Implement nightly scheduler trigger for expiry checker
epic-peer-mentor-pause-management-automated-expiry-task-002 — Wire the CertificationExpiryChecker into the nightly job scheduler (394-nightly-scheduler). Configure the cron trigger to invoke the expiry checker each night at a defined off-peak time, implement graceful error handling so a scheduler failure does not silently skip the run, and add a run-lock mechanism to prevent concurrent executions.
Acceptance Criteria
Technical Requirements
Execution Context
Tier 1 - 540 tasks
Can start after Tier 0 completes
Implementation Notes
Prefer Supabase Edge Functions with a cron trigger over pg_cron for easier deployment and TypeScript/Dart interop. The run-lock should be implemented as a Postgres advisory lock (`pg_try_advisory_lock`) or a dedicated table row with `SELECT FOR UPDATE SKIP LOCKED` — advisory locks are simpler but lost on disconnect; a table-based lock survives restarts. Use a UUID v4 as the run_id so logs are globally unique and traceable across retries. The stale-lock override logic should check `started_at < NOW() - INTERVAL '2 hours'` and DELETE the old lock before inserting a new one, wrapped in a single transaction.
For the alerting mechanism, a Supabase Database Webhook on the scheduler_run_log table filtered to `status = 'FAILED'` calling a notification endpoint is the least-infrastructure approach.
Testing Requirements
Integration tests: (1) invoke scheduler twice in rapid succession and assert only one run proceeds (lock test), (2) simulate an exception in the expiry checker and assert the run is marked FAILED in the log table and no lock remains, (3) simulate a stale lock (insert a lock record with started_at = now() - 3 hours) and assert the new run overrides it. Unit tests for the lock acquisition/release logic using a mocked Supabase client. Manual smoke test in staging: trigger the cron at a modified time, confirm run log entry appears within 1 minute.
The nightly expiry checker may run multiple times due to scheduler retries or infrastructure issues, causing duplicate auto-transitions and duplicate coordinator notifications that erode trust in the notification system.
Mitigation & Contingency
Mitigation: Implement idempotency via a unique constraint on (mentor_id, threshold_day, certification_expiry_date) in the cert_expiry_reminders table. Auto-transitions should be wrapped in a Postgres RPC that checks current status before applying, making repeated invocations safe.
Contingency: Add a compensation query in the reconciliation log that detects duplicate log entries for the same certification period and alerts the operations team for manual review within 24 hours.
The HLF Dynamics portal API may have eventual-consistency behaviour or rate limits that cause website listing updates to lag behind status changes, leaving expired mentors visible on the public website for an unacceptable window.
Mitigation & Contingency
Mitigation: Design the sync service to be triggered immediately on status transitions (event-driven via database webhook) in addition to the nightly batch run.

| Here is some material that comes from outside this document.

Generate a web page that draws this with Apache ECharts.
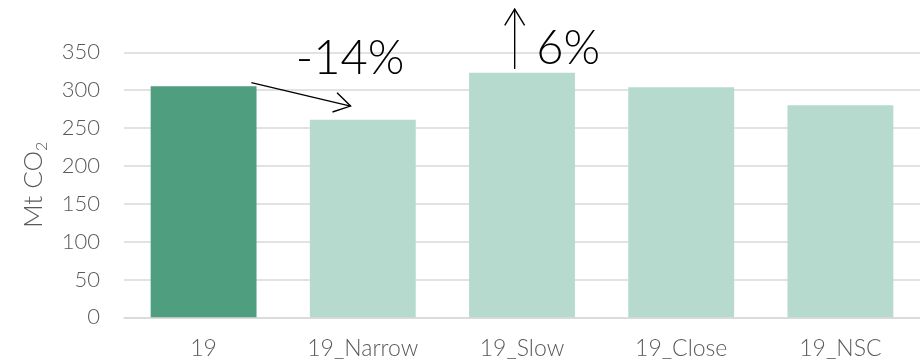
<!DOCTYPE html>
<html>
<head>
<meta charset="utf-8">
<script src="https://cdn.jsdelivr.net/npm/echarts@6/dist/echarts.min.js"></script>
<style>
html,body{margin:0;padding:0;background:#fff;}
#c{width:920px;height:361px;}
</style>
</head>
<body>
<div id="c"></div>
<script>
const categories = ['19', '19_Narrow', '19_Slow', '19_Close', '19_NSC'];
const values = [305, 261, 323, 304, 280];
const barColors = ['#4E9E7F', '#B6DACE', '#B6DACE', '#B6DACE', '#B6DACE'];
const yTicks = [0, 50, 100, 150, 200, 250, 300, 350];
const annotations = ['-14%', '6%'];

const FONT = 'Lato';
const chart = echarts.init(document.getElementById('c'), null, {renderer: 'canvas'});
chart.setOption({
  animation: false,
  grid: {left: 124, right: 0, top: 52.3, bottom: 43.7, containLabel: false},
  xAxis: {
    type: 'category',
    data: categories,
    axisTick: {show: false},
    axisLine: {lineStyle: {color: '#D9D9D9', width: 1.5}},
    axisLabel: {color: '#595959', fontFamily: FONT, fontWeight: 300, fontSize: 23, margin: 20}
  },
  yAxis: {
    type: 'value',
    min: yTicks[0],
    max: yTicks[yTicks.length - 1],
    interval: 50,
    name: '{a|Mt CO}{b|2}',
    nameLocation: 'middle',
    nameGap: 74,
    nameRotate: 90,
    nameTextStyle: {
      rich: {
        a: {fontFamily: FONT, fontWeight: 300, fontSize: 26, color: '#595959'},
        b: {fontFamily: FONT, fontWeight: 300, fontSize: 16, color: '#595959', padding: [16, 0, 0, 0], verticalAlign: 'bottom'}
      }
    },
    axisLine: {show: false},
    axisTick: {show: false},
    splitLine: {lineStyle: {color: '#D9D9D9', width: 1.5}},
    axisLabel: {color: '#595959', fontFamily: FONT, fontWeight: 300, fontSize: 22, margin: 24}
  },
  series: [{
    type: 'bar',
    data: values.map((v, i) => ({value: v, itemStyle: {color: barColors[i]}})),
    barCategoryGap: '33.5%'
  }]
});

// annotations anchored to data coordinates
const px = (cat, val) => chart.convertToPixel({gridIndex: 0}, [cat, val]);
const band = px(1, 0)[0] - px(0, 0)[0];
function pt(catIdx, frac, val) {
  const p = px(catIdx, val);
  return [p[0] + frac * band, p[1]];
}
function arrow(a, b) {
  const ang = Math.atan2(b[1] - a[1], b[0] - a[0]);
  const L = 19, spread = 0.55;
  const h1 = [b[0] - L * Math.cos(ang - spread), b[1] - L * Math.sin(ang - spread)];
  const h2 = [b[0] - L * Math.cos(ang + spread), b[1] - L * Math.sin(ang + spread)];
  return [
    {type: 'line', shape: {x1: a[0], y1: a[1], x2: b[0], y2: b[1]}, style: {stroke: '#000', lineWidth: 1.4}, z: 100},
    {type: 'polyline', shape: {points: [h1, b, h2]}, style: {stroke: '#000', lineWidth: 1.4, fill: null}, z: 100}
  ];
}
const a1s = pt(0, 0.30, 310), a1e = pt(1, -0.077, 279);
const a2s = pt(2, -0.046, 328), a2e = pt(2, -0.046, 407);
const t1 = pt(1, -0.08, 342), t2 = pt(2, 0.29, 355);
chart.setOption({
  graphic: [
    ...arrow(a1s, a1e),
    ...arrow(a2s, a2e),
    {type: 'text', x: t1[0], y: t1[1], z: 100, style: {text: annotations[0], font: '300 47px ' + FONT, fill: '#000', align: 'center', verticalAlign: 'middle'}},
    {type: 'text', x: t2[0], y: t2[1], z: 100, style: {text: annotations[1], font: '300 47px ' + FONT, fill: '#000', align: 'center', verticalAlign: 'middle'}}
  ]
});
</script>
</body>
</html>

Implement a reconciliation job that verifies sync state against app state and re-triggers any divergent records.
Contingency: If real-time sync cannot be guaranteed, implement a manual 'force sync' action in the coordinator dashboard so coordinators can trigger an immediate re-sync for urgent cases. Document the expected sync lag in coordinator onboarding materials.

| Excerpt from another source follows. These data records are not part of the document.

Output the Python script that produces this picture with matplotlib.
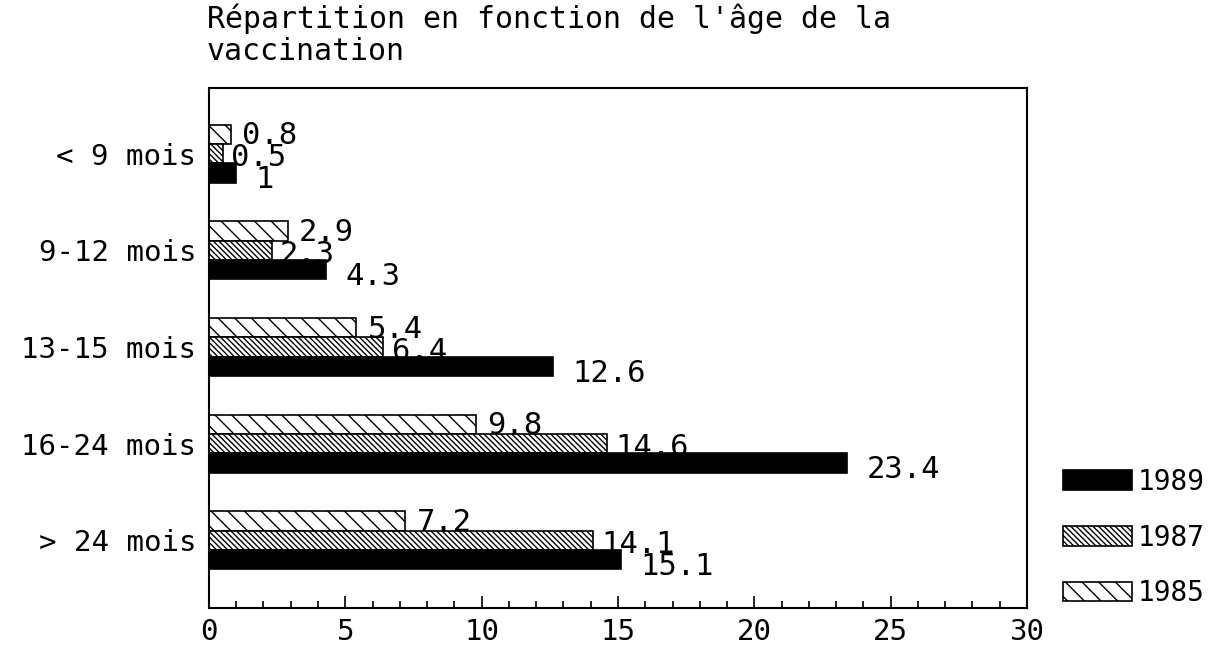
import numpy as np
import matplotlib
matplotlib.use("Agg")
import matplotlib.pyplot as plt
from matplotlib.ticker import MultipleLocator

categories = ["< 9 mois", "9-12 mois", "13-15 mois", "16-24 mois", "> 24 mois"]
years = ["1985", "1987", "1989"]
v1985 = [0.8, 2.9, 5.4, 9.8, 7.2]
v1987 = [0.5, 2.3, 6.4, 14.6, 14.1]
v1989 = [1, 4.3, 12.6, 23.4, 15.1]
xticks = [0, 5, 10, 15, 20, 25, 30]

plt.rcParams['font.family'] = ['DejaVu Sans Mono', 'DejaVu Sans']
plt.rcParams['hatch.linewidth'] = 1.0

fig = plt.figure(figsize=(12.17, 6.6), dpi=100)
ax = fig.add_axes([0.1717, 0.0788, 0.8439 - 0.1717, 0.8667 - 0.0788])

y = np.arange(len(categories))
h = 0.2
styles = {
    "1985": dict(facecolor="white", hatch="\\\\"),
    "1987": dict(facecolor="white", hatch="\\\\\\\\\\\\"),
    "1989": dict(facecolor="black", hatch=None),
}
series = {"1985": v1985, "1987": v1987, "1989": v1989}
offsets = {"1985": -h, "1987": 0.0, "1989": h}
label_dx = {"1985": 8, "1987": 6, "1989": 14}
label_dy = {"1985": -1, "1987": -3, "1989": -5}

for yr in years:
    bars = ax.barh(y + offsets[yr], series[yr], height=h, edgecolor="black",
                   linewidth=1.2, label=yr, **styles[yr])
    for b, v in zip(bars, series[yr]):
        ax.annotate("%g" % v, (b.get_width(), b.get_y() + b.get_height() / 2),
                    xytext=(label_dx[yr], label_dy[yr]), textcoords="offset points",
                    ha="left", va="center", fontsize=22, color="black")

ax.set_xlim(0, 30)
ax.set_ylim(len(categories) - 0.3, -0.68)
ax.set_yticks(y)
ax.set_yticklabels(categories, fontsize=21)
ax.tick_params(axis="y", length=0, pad=9)
ax.set_xticks(xticks)
ax.set_xticklabels([str(t) for t in xticks], fontsize=21)
ax.xaxis.set_minor_locator(MultipleLocator(1))
ax.tick_params(axis="x", which="major", direction="in", length=9, width=1.2, pad=7)
ax.tick_params(axis="x", which="minor", direction="in", length=5, width=1.2)
for s in ax.spines.values():
    s.set_linewidth(1.5)

handles, labels = ax.get_legend_handles_labels()
leg = ax.legend(handles[::-1], labels[::-1], loc="lower left",
                bbox_to_anchor=(1.03, -0.02), frameon=False, fontsize=20,
                handlelength=2.5, handleheight=0.7, labelspacing=1.0,
                handletextpad=0.2, borderaxespad=0)

fig.text(207 / 1217, 1 - 3 / 660, "Répartition en fonction de l'âge de la\nvaccination",
         ha="left", va="top", fontsize=21.5, linespacing=1.15)

fig.savefig("out.png", dpi=100)
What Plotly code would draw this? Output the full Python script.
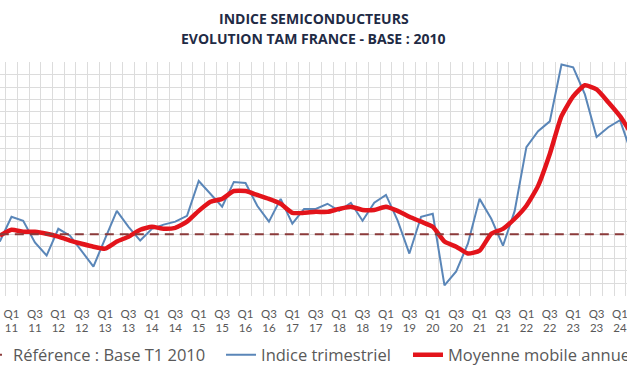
import plotly.graph_objects as go

# Categories: quarters from Q4 2010 to Q2 2024
quarters = [f"Q{q} {y:02d}" for y in range(10, 25) for q in (1, 2, 3, 4)][3:-2]
positions = list(range(-1, len(quarters) - 1))

# Indice trimestriel (quarterly index, base 100 = Q1 2010)
indice_trimestriel = [
    97.0, 107.1, 105.5, 96.6, 91.3, 102.2, 99.4, 93.3, 86.8, 98.2,
    109.5, 103.0, 97.4, 102.2, 103.9, 105.1, 107.5, 121.7, 116.4, 111.2,
    121.3, 120.9, 111.6, 105.1, 114.4, 104.3, 110.3, 110.3, 112.4, 109.5,
    112.8, 105.5, 112.8, 116.0, 105.5, 92.1, 107.1, 108.3, 79.1, 84.8,
    96.1, 114.4, 106.3, 95.3, 109.5, 135.5, 142.0, 146.0, 169.2, 168.0,
    157.0, 139.6, 143.6, 146.5, 132.7,
]

# Moyenne mobile annuelle (annual moving average)
moyenne_mobile = [
    99.4, 101.8, 101.0, 101.0, 100.2, 99.0, 97.4, 96.1, 94.9, 94.1,
    97.0, 99.0, 101.8, 103.0, 102.2, 102.6, 105.1, 109.5, 113.2, 114.4,
    117.6, 117.6, 116.0, 114.4, 112.4, 108.7, 108.7, 109.1, 109.1, 110.3,
    111.2, 109.9, 109.9, 111.2, 109.5, 107.1, 105.1, 103.0, 97.0, 94.9,
    92.1, 93.3, 100.2, 102.2, 106.3, 111.6, 119.7, 132.7, 148.1, 156.2,
    160.7, 159.0, 153.8, 148.1, 140.8,
]

# Reference: base T1 2010 = 100
base_value = 100.0
reference = [base_value for _ in quarters]

tick_vals = [p for p, q in zip(positions, quarters) if q.startswith(("Q1", "Q3"))]
tick_text = [q.replace(" ", "<br>") for q in quarters if q.startswith(("Q1", "Q3"))]

x_range = [-0.983, 52.598]

fig = go.Figure()
fig.add_trace(go.Scatter(
    x=positions, y=reference, mode="lines", name="Référence : Base T1 2010",
    line=dict(color="#8B3A3A", width=2, dash="9px,6px"), legend="legend",
    xaxis="x2", yaxis="y",
))
fig.add_trace(go.Scatter(
    x=positions, y=indice_trimestriel, mode="lines", name="Indice trimestriel",
    line=dict(color="#5A86B8", width=2), legend="legend2",
))
fig.add_trace(go.Scatter(
    x=positions, y=moyenne_mobile, mode="lines", name="Moyenne mobile annuelle",
    line=dict(color="#E3141B", width=4.5, shape="spline", smoothing=0.5),
    legend="legend3",
))

legend_font = dict(family="Open Sans", size=16.5, color="#595959")
leg_common = dict(orientation="h", xref="paper", yref="container", y=0.056,
                  yanchor="middle", xanchor="left", font=legend_font,
                  bgcolor="rgba(0,0,0,0)")

title_font = dict(family="Open Sans", size=14, color="#1F2B45")

fig.update_layout(
    width=627, height=376,
    margin=dict(l=0, r=0, t=62, b=80, autoexpand=False),
    paper_bgcolor="white", plot_bgcolor="white",
    showlegend=True,
    legend=dict(x=-0.0431, **leg_common),
    legend2=dict(x=0.3525, **leg_common),
    legend3=dict(x=0.6507, **leg_common),
    xaxis=dict(
        range=x_range, tickmode="linear", tick0=-0.5, dtick=1,
        showgrid=True, gridcolor="#DCDCDC", gridwidth=1,
        showticklabels=False, zeroline=False, showline=False, ticks="",
    ),
    xaxis2=dict(
        overlaying="x", anchor="y", side="bottom",
        range=x_range, tickmode="array", tickvals=tick_vals, ticktext=tick_text,
        showgrid=False, zeroline=False, showline=False, ticks="",
        ticklabelstandoff=9, ticklabeloverflow="allow",
        tickfont=dict(family="Lato", size=11.5, color="#595959"),
    ),
    yaxis=dict(
        range=[74.8, 170.2], tickmode="linear", tick0=0, dtick=5,
        showgrid=True, gridcolor="#DCDCDC", gridwidth=1,
        showticklabels=False, zeroline=False, showline=False, ticks="",
    ),
    annotations=[
        dict(text="<b>INDICE SEMICONDUCTEURS</b>", x=0.5, y=1.1838, xref="paper", yref="paper",
             xanchor="center", yanchor="middle", showarrow=False, font=title_font),
        dict(text="<b>EVOLUTION TAM FRANCE - BASE : 2010</b>", x=0.5, y=1.0983, xref="paper", yref="paper",
             xanchor="center", yanchor="middle", showarrow=False, font=title_font),
    ],
)

fig.write_html("out.html", config={"displayModeBar": False},
               post_script="document.body.style.margin='0';")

Stakeholder requests to extend the expiry checker to handle additional certification types, grace periods, or organisation-specific threshold configurations may significantly increase scope beyond what is designed here, delaying delivery.
Mitigation & Contingency
Mitigation: Parameterise threshold day values (30, 14, 7) via configuration repository rather than hard-coding them, enabling per-organisation customisation without code changes. Document that grace period logic and additional cert types are out of scope for this epic and require a dedicated follow-up.

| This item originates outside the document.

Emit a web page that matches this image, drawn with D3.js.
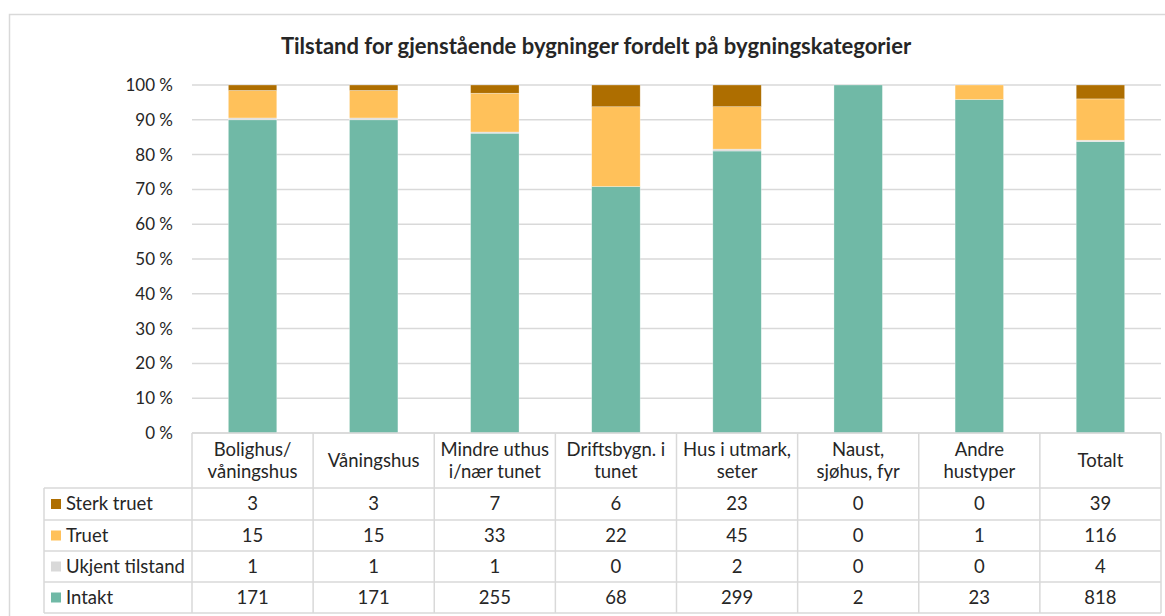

Contingency: Deliver the feature with hard-coded HLF-standard thresholds first and introduce the configuration repository as a follow-up task in the next sprint, using a feature flag to enable per-org threshold overrides.
Dynamics portal API credentials stored as environment secrets in Supabase Edge Function configuration may be rotated or invalidated by HLF IT without notice, causing silent sync failures that go undetected for multiple days.
Mitigation & Contingency
Mitigation: Implement credential health-check calls on each scheduler run and emit an immediate alert on auth failure rather than only alerting after N consecutive failures. Document the credential rotation procedure with HLF IT and establish a rotation notification protocol.
Contingency: Maintain a break-glass manual sync script accessible to HLF administrators that can re-execute the Dynamics sync with newly provided credentials while the automated system is restored.